Ultimately, this case is about political responsibility and the chain of command. Over the last decade, patent law questions and the Patent Office’s attitude towards patent validity have become a veritable political hot potato. President Obama’s PTO Director, Michelle K. Lee, was strenuously criticized for allowing the PTAB to become a patent “death squad.” In contrast, President Trump’s Director, Andrei Iancu, was criticized from the opposite direction for being too friendly to “bad patents.” The problem is that both Director Lee and Director Iancu (as well as the political actors responsible for their selection and confirmation) could hide behind the PTAB and plausibly claim that they are merely carrying out “unbiased” decisions of career officials. But therein lies the problem. These career officials—APJs—sit in judgment of and can overrule a decision made by a Senate-confirmed principal officer. Patents are issued and signed by the Director of the PTO. True enough, the Director doesn’t personally review each and every patent application, but ultimately he has such a power and can order a patent examiner (or even an appellate Board that hears appeals from patent examiners’ decisions) to issue a patent. The Director signs all patents, and he is the one that causes the seal of the PTO to be affixed. (As a side note, it is the affixing of the seal that makes the document “letters patent.”) Yet the PTAB can reverse this decision entirely on its own and without the Director’s consent. Even if a Director disagrees with the PTAB’s decision and wishes it to be reheard by another panel (of which he can be a member), at the end of the day, the Director is only one vote on a panel that, by statute, must be composed of at least three individuals.
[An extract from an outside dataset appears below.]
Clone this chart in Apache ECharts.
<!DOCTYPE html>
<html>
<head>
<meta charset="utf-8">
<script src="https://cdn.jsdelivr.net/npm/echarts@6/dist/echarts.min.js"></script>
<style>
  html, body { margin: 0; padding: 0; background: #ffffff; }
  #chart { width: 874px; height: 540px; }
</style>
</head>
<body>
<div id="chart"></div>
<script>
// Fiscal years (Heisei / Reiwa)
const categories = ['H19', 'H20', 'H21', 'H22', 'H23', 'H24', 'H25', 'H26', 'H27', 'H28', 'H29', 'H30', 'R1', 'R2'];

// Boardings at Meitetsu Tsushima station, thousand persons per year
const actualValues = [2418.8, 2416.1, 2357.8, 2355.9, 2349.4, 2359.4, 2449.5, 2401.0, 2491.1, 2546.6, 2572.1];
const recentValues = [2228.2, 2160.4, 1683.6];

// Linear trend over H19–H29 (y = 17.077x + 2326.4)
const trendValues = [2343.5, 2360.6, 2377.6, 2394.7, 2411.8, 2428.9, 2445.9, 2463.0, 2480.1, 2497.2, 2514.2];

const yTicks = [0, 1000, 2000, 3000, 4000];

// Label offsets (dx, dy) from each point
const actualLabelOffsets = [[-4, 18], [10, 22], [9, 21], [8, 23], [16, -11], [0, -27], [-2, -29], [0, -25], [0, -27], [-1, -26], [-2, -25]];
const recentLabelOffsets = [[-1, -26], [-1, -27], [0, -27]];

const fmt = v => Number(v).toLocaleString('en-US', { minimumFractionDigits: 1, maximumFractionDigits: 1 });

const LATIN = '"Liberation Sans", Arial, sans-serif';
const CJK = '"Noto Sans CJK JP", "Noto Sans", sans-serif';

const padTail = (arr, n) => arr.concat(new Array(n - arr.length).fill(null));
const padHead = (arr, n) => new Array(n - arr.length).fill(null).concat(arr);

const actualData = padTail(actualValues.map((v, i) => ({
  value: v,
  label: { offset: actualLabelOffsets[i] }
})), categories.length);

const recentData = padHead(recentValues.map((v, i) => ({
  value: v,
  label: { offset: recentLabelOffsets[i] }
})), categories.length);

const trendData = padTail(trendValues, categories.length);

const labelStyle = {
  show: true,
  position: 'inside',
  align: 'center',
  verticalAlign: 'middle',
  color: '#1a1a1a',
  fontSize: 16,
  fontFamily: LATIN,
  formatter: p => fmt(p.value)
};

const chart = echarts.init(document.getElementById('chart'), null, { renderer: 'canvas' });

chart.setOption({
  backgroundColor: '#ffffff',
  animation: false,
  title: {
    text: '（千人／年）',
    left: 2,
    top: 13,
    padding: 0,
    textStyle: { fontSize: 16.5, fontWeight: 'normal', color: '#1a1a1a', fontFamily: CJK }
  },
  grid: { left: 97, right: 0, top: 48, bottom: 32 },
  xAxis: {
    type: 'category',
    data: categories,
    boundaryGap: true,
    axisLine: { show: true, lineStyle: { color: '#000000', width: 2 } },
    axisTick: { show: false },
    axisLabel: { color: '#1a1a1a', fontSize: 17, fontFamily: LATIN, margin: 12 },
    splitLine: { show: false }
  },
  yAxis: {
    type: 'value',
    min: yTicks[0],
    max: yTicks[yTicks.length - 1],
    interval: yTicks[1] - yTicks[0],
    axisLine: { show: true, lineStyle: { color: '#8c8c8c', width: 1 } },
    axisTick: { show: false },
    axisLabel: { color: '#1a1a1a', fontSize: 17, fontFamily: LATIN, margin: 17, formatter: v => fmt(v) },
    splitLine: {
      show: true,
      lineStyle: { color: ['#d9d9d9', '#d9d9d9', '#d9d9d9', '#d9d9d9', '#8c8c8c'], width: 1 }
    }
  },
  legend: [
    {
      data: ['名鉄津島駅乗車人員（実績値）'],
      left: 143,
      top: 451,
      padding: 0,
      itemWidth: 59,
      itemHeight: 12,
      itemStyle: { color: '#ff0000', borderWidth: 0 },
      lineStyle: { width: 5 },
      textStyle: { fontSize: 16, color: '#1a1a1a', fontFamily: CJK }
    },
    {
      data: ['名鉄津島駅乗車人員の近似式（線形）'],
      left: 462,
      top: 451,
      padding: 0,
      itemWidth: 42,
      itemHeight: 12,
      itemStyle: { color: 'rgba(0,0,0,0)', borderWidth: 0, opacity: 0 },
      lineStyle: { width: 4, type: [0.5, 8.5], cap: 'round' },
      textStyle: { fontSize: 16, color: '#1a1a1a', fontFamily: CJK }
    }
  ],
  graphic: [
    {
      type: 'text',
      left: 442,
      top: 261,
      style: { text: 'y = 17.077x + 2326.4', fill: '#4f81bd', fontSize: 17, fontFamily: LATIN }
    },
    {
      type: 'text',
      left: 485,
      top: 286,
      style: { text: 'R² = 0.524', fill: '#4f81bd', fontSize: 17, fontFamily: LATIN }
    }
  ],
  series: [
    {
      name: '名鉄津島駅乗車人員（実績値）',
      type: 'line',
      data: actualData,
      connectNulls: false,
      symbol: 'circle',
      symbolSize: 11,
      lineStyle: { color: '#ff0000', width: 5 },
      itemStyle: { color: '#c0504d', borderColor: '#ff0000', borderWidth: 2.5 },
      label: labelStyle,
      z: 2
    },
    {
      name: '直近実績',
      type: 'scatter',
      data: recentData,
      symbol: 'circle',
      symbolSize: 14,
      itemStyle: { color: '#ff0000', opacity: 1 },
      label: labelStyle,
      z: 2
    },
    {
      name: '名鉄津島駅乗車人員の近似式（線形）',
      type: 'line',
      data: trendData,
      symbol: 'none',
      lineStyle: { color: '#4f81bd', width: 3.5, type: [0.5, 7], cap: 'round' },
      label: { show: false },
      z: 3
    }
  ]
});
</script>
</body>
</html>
This setup creates an odd situation where inferior officers, who after all are inferior because there is someone superior to them, can overrule the decisions of principal officers. It also allows the principal officers to escape any sort of accountability. If they are criticized for issuing too many frivolous patents, they can point to PTAB as a “backstop” and argue that no harm has come to anyone. Conversely, if they are criticized for cancelling too many meritorious patents, they again can point to the PTAB as the culprit. This setup is also inconsistent with the Supreme Court’s understanding of the post-issuance review regime. The Court blessed administrative (rather than judicial) patent cancellation on the theory that cancellation of patents “involves the same basic matter as the grant of a patent.” But if so, it cannot be that a patent can be granted only by a principal officer, while a cancellation can be accomplished by someone placed lower in the constitutional hierarchy.
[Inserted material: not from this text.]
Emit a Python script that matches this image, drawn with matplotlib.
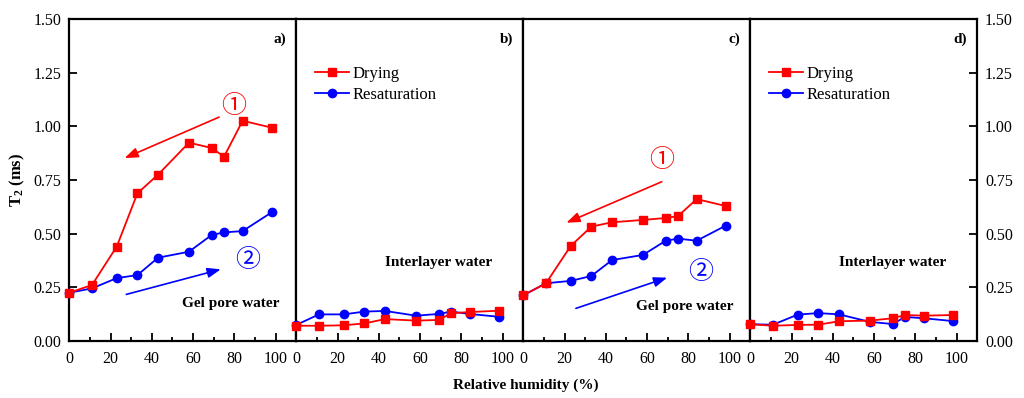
import matplotlib
matplotlib.use("Agg")
import matplotlib.pyplot as plt
from matplotlib.ticker import MultipleLocator

plt.rcParams['font.family'] = ['Liberation Serif', 'DejaVu Serif']
plt.rcParams['mathtext.fontset'] = 'custom'
plt.rcParams['mathtext.rm'] = 'Liberation Serif'
plt.rcParams['mathtext.bf'] = 'Liberation Serif:bold'

# relative humidity of the salt solutions (%)
rh = [0, 11, 23, 33, 43, 58, 69, 75, 84, 98]

# T2 (ms), gel pore water and interlayer water, two samples
dry_a = [0.225, 0.261, 0.44, 0.688, 0.775, 0.924, 0.899, 0.859, 1.026, 0.994]
res_a = [0.225, 0.245, 0.293, 0.307, 0.388, 0.416, 0.494, 0.506, 0.512, 0.599]
dry_b = [0.071, 0.071, 0.073, 0.082, 0.102, 0.095, 0.098, 0.129, 0.135, 0.141]
res_b = [0.075, 0.124, 0.124, 0.137, 0.140, 0.118, 0.126, 0.137, 0.126, 0.113]
dry_c = [0.213, 0.269, 0.443, 0.533, 0.553, 0.564, 0.573, 0.582, 0.661, 0.629]
res_c = [0.213, 0.269, 0.280, 0.303, 0.377, 0.401, 0.467, 0.477, 0.467, 0.537]
dry_d = [0.078, 0.071, 0.075, 0.076, 0.092, 0.095, 0.106, 0.121, 0.118, 0.121]
res_d = [0.078, 0.076, 0.123, 0.130, 0.124, 0.089, 0.079, 0.112, 0.106, 0.093]

panel_labels = ['a)', 'b)', 'c)', 'd)']
drying = [dry_a, dry_b, dry_c, dry_d]
resat = [res_a, res_b, res_c, res_d]

fig = plt.figure(figsize=(10.24, 3.98), dpi=100)
left, width = 69.3 / 1024, 227 / 1024
bottom, height = 57 / 398, 322 / 398

axes = []
for i in range(4):
    ax = fig.add_axes([left + i * width, bottom, width, height])
    axes.append(ax)
    ax.plot(rh, drying[i], color='#ff0000', marker='s', ms=5.5, lw=1.3,
            label='Drying', clip_on=False, zorder=4)
    ax.plot(rh, resat[i], color='#0000ff', marker='o', ms=6, lw=1.3,
            label='Resaturation', clip_on=False, zorder=3)
    ax.set_xlim(0, 110)
    ax.set_ylim(0, 1.5)
    ax.xaxis.set_major_locator(MultipleLocator(20))
    ax.xaxis.set_minor_locator(MultipleLocator(10))
    ax.yaxis.set_major_locator(MultipleLocator(0.25))
    ax.tick_params(axis='x', which='major', direction='in', length=6,
                   width=1.3, labelsize=11.5, pad=7.5, top=False)
    ax.tick_params(axis='x', which='minor', direction='in', length=3,
                   width=1.3, top=False)
    ax.tick_params(axis='y', direction='in', length=6, width=1.3,
                   labelsize=11.5, pad=5.5, left=False, right=False,
                   labelleft=False, labelright=False)
    for s in ax.spines.values():
        s.set_linewidth(1.6)
    ax.text(105, 1.405, panel_labels[i], ha='right', va='center',
            fontsize=11, fontweight='bold')

axes[0].tick_params(axis='y', left=True, labelleft=True)
axes[0].yaxis.set_major_formatter(lambda v, p: f"{v:.2f}")
axes[3].tick_params(axis='y', right=True, labelright=True)
axes[3].yaxis.set_major_formatter(lambda v, p: f"{v:.2f}")

axes[0].set_ylabel(r'$\mathbf{T_2}$ (ms)', fontsize=12, fontweight='bold',
                   labelpad=5)
fig.text(526 / 1024, 1 - 385 / 398, 'Relative humidity (%)', ha='center',
         va='center', fontsize=11, fontweight='bold')

# legends in the interlayer panels
for ax in (axes[1], axes[3]):
    ax.legend(loc='upper left', bbox_to_anchor=(0.055, 0.875), frameon=False,
              fontsize=12, handlelength=2.0, handletextpad=0.25,
              labelspacing=0.3, borderaxespad=0)
    ax.text(69, 0.365, 'Interlayer water', ha='center', va='center',
            fontsize=11, fontweight='bold')

circ = ['Noto Sans CJK SC', 'DejaVu Sans']
red_arrow = dict(arrowstyle='-|>,head_length=0.8,head_width=0.3',
                 color='#ff0000', lw=1.2, shrinkA=0, shrinkB=0)
blue_arrow = dict(arrowstyle='-|>,head_length=0.8,head_width=0.3',
                  color='#0000ff', lw=1.2, shrinkA=0, shrinkB=0)

# panel a annotations
ax = axes[0]
ax.annotate('', xy=(26.8, 0.852), xytext=(72.6, 1.043), arrowprops=red_arrow)
ax.annotate('', xy=(73.4, 0.334), xytext=(27.6, 0.217), arrowprops=blue_arrow)
ax.text(79.5, 1.095, '\u2460', color='#ff0000', fontsize=18, family=circ,
        ha='center', va='center')
ax.text(86.3, 0.377, '\u2461', color='#0000ff', fontsize=18, family=circ,
        ha='center', va='center')
ax.text(78.3, 0.175, 'Gel pore water', ha='center', va='center',
        fontsize=11, fontweight='bold')

# panel c annotations
ax = axes[2]
ax.annotate('', xy=(20.9, 0.551), xytext=(67.1, 0.742), arrowprops=red_arrow)
ax.annotate('', xy=(69.7, 0.295), xytext=(25.5, 0.152), arrowprops=blue_arrow)
ax.text(67, 0.843, '\u2460', color='#ff0000', fontsize=18, family=circ,
        ha='center', va='center')
ax.text(85.8, 0.323, '\u2461', color='#0000ff', fontsize=18, family=circ,
        ha='center', va='center')
ax.text(78.3, 0.163, 'Gel pore water', ha='center', va='center',
        fontsize=11, fontweight='bold')

fig.savefig('out.png', dpi=100)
This case presents a real opportunity for the Supreme Court to clarify the line between “principal” and “inferior” officers. Until now, the inquiry has involved multiple factors such as “level of supervision,” “ability to countermand decisions,” “protection from adverse actions,” and other similar factors. However, as Professor Gary Lawson persuasively argued, at the end of the day, the only important question is “whether the officer’s decisions are subject to review and revision by a higher authority.” In contrast, “[t]he power to remove an officer is a functional, not a formal, power of control, as long as the removal of the officer does not automatically annul the officer’s decisions.”

This approach is most consistent with the structural Constitution because a citizen coming into contact with the government will know whom to blame (or praise) for a decision in his particular case. Though a citizen may take some satisfaction in knowing that a person who rendered a “wrong” decision in his case was later fired, that citizen is still stuck with an unfavorable decision that is not appealable to any higher authority within the executive branch. Our Constitution was designed to not permit political actors from escaping responsibility for decisions rendered “on behalf of the United States.” Therefore, it follows that any officer who makes a final unreviewable decision that speaks for and binds the federal government must be a principal officer appointed by the President and confirmed by the Senate.
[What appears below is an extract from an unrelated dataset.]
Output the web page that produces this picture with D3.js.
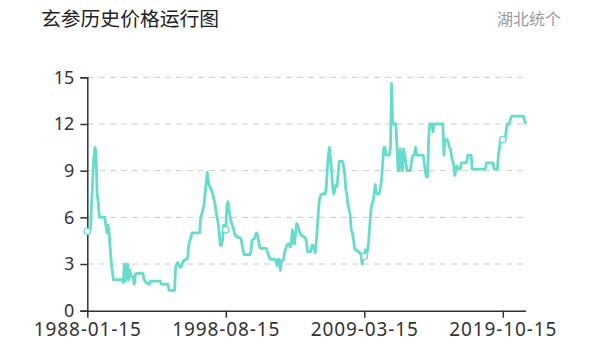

For this reason, the Federal Circuit’s remedy makes little sense. Though it provides the Director with more control over wayward APJs than previously exercised, it does not make PTAB’s decisions reviewable by any higher authority. That is insufficient. But there is another reason the remedy is problematic. The Federal Circuit’s solution allows political actors to exert—through the threat of termination—pressure on individuals who are charged with adjudicating patentees’ private property rights. In creating the PTAB, Congress consciously chose to repose the power to cancel vested property rights in a neutral body not subject to political pressures. Doing otherwise may have raised serious due process concerns as, at least in some cases, the federal government itself would have an interest in having a patent cancelled. It was important to Congress to ensure that patent cancellations occur not in response to political pressure, but as a result of neutral application of law to facts. Allowing the Director to fire APJs who fail to uphold or invalidate a patent as per Director’s wishes would destroy the due process protections that Congress so carefully wrote into the statute. Indeed, such protections are a hallmark of administrative adjudications. For example, “principal Officers” like the Social Security Commissioner—as well as commissioners of the SEC, International Trade Commission, FTC, Consumer Product Safety Commission, Merit Systems Protection Board, etc.—all of whom have adjudicative powers, once appointed by the President and confirmed by the Senate, enjoy protection from at-will termination. This protection ensures that pure political concerns do not taint these adjudicators’ decisions and also permits the public to hold elected officials responsible for appointing individuals that the public disapproves of. The Federal Circuit’s remedy undermines both of these goals.

IV. Conclusion

Arthrex presents the Supreme Court with a golden opportunity to clarify a murky area of the law and draw an easily discernible line between principal and inferior officers of the United States. The Court should hold that the sine que non of being an inferior officer is having someone higher up in the federal hierarchy with the ability to review the inferior officer’s decisions in any given case. If the Court takes that approach, it will not only strengthen the American patent system, but it will also strengthen the structural Constitution as a whole and ensure that the liberty protections that are inherent in the constitutional design remain robust for the next generation.